The best defense against that prospect would be for the left to remain unified and have a chance at governing, which Macron and his allies are doing everything in their power to prevent. Much has been made in recent years of how the French political class has “detoxified,” or as the French say “dediabolized,” Le Pen. But it has also sought to delegitimize much of France’s progressive tradition—the radical republicanism that irrigates the demands of the NFP program.

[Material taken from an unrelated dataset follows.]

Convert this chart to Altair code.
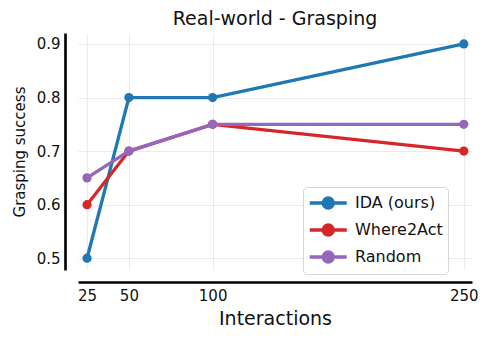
import altair as alt
import pandas as pd

interactions = [25, 50, 100, 250]
series_names = ["IDA (ours)", "Where2Act", "Random"]
ida = [0.5, 0.8, 0.8, 0.9]
where2act = [0.6, 0.7, 0.75, 0.7]
random_ = [0.65, 0.7, 0.75, 0.75]
colors = ["#1f77b4", "#d62728", "#9467bd"]
x_ticks = [25, 50, 100, 250]
y_ticks = [0.5, 0.6, 0.7, 0.8, 0.9]

rows = []
for name, vals in zip(series_names, [ida, where2act, random_]):
    for x, v in zip(interactions, vals):
        rows.append({"Interactions": x, "Success": v, "Method": name})
df = pd.DataFrame(rows)

FONT = "DejaVu Sans"
xscale = alt.Scale(domain=[19.6, 254.9], nice=False, zero=False)
yscale = alt.Scale(domain=[0.478, 0.9205], nice=False, zero=False)
cscale = alt.Scale(domain=series_names, range=colors)

legend = alt.Legend(
    title=None, orient="none", legendX=225, legendY=154,
    symbolType="M-1,0H3M0.46,0A0.54,0.54,0,1,0,1.54,0A0.54,0.54,0,1,0,0.46,0Z",
    symbolSize=342, symbolStrokeWidth=3.3, labelFontSize=16, labelFont=FONT,
    labelColor="#111", rowPadding=3, padding=5, cornerRadius=4,
    strokeColor="#d5d5d5", fillColor="rgba(255,255,255,0.8)", symbolOpacity=1,
    labelOffset=25,
)

xaxis = alt.Axis(values=x_ticks, title="Interactions", titleFontSize=19, titleFont=FONT,
                 titleFontWeight="normal", titleColor="#111", titlePadding=6,
                 labelFontSize=15, labelFont=FONT, labelColor="#111", labelPadding=6,
                 ticks=False, domainColor="black", domainWidth=2.6, offset=12,
                 grid=True, gridColor="#ebebeb", gridWidth=1, labelFlush=False)
yaxis = alt.Axis(values=y_ticks, title="Grasping success", titleFontSize=15, titleFont=FONT,
                 titleFontWeight="normal", titleColor="#111", titlePadding=9,
                 labelFontSize=15, labelFont=FONT, labelColor="#111", labelPadding=5,
                 ticks=False, domainColor="black", domainWidth=2.6, offset=13,
                 grid=True, gridColor="#ebebeb", gridWidth=1, format=".1f")

layers = []
for i, name in enumerate(series_names):
    base = alt.Chart(df).transform_filter(alt.datum.Method == name)
    enc = dict(
        x=alt.X("Interactions:Q", scale=xscale, axis=xaxis),
        y=alt.Y("Success:Q", scale=yscale, axis=yaxis),
        color=alt.Color("Method:N", scale=cscale, legend=legend),
    )
    line = base.mark_line(strokeWidth=3.3).encode(**enc)
    pts = base.mark_point(filled=True, size=85, opacity=1).encode(**enc)
    layers += [line, pts]

chart = alt.layer(*layers).properties(
    width=394, height=237,
    title=alt.TitleParams("Real-world - Grasping", fontSize=19, font=FONT,
                          fontWeight="normal", color="#111", offset=4),
    padding={"left": 70, "top": 25, "right": 9, "bottom": 62},
    autosize=alt.AutoSizeParams(type="none"),
).configure_view(stroke=None)

chart.save("out.html", embed_options={"renderer": "svg", "actions": False})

In fact nothing in the left-wing program is extreme. Corporate and financial leaders are sounding the alarm about the state of the country’s public finances: an NFP government, they warn, would precipitate a run on the debt markets. But they are just as quick to reject the NFP’s plan to fund reforms using more progressive taxation, including by restoring the wealth and capital taxes that Macron has unwound since 2017. The NFP also wants to lower the retirement age back to sixty-two from sixty-four. Roughly two thirds of the electorate were opposed to the reform when it was strongarmed through parliament in 2023, seeing it as a burden for late-career workers that hardly improves the actual solvency of the pension system.

Other NFP proposals take the Macronists at their word. The left calls for recognizing Palestinian statehood and imposing an arms embargo on Israel, which would put actual force behind Macron’s much-touted “strategic autonomy” from Washington. A progressive wing of Macron’s caucus revolted last winter after the government passed a stringent immigration law with support from the RN, a bill that Le Pen herself called an “ideological victory.” On July 16 Darmanin signed the final decrees to apply the legislation, which includes measures to facilitate the expulsion of foreigners and condition a residency visa on “respect for republican values.” The NFP wants to repeal it.

But it’s hard to admit to defeat, let alone yield to a program that effectively reverses one’s own agenda. “You have to be deaf and blind to not take into account that millions of people voted NFP,” one Macronist minister anonymously vented to Le Monde in the days after July 7. Yet even that remark is strikingly naïve: foreclosing the ideas and aspirations shared by those “millions of voters” has been the Macronists’ central strategy. Maybe they’d rather just learn to live with Le Pen.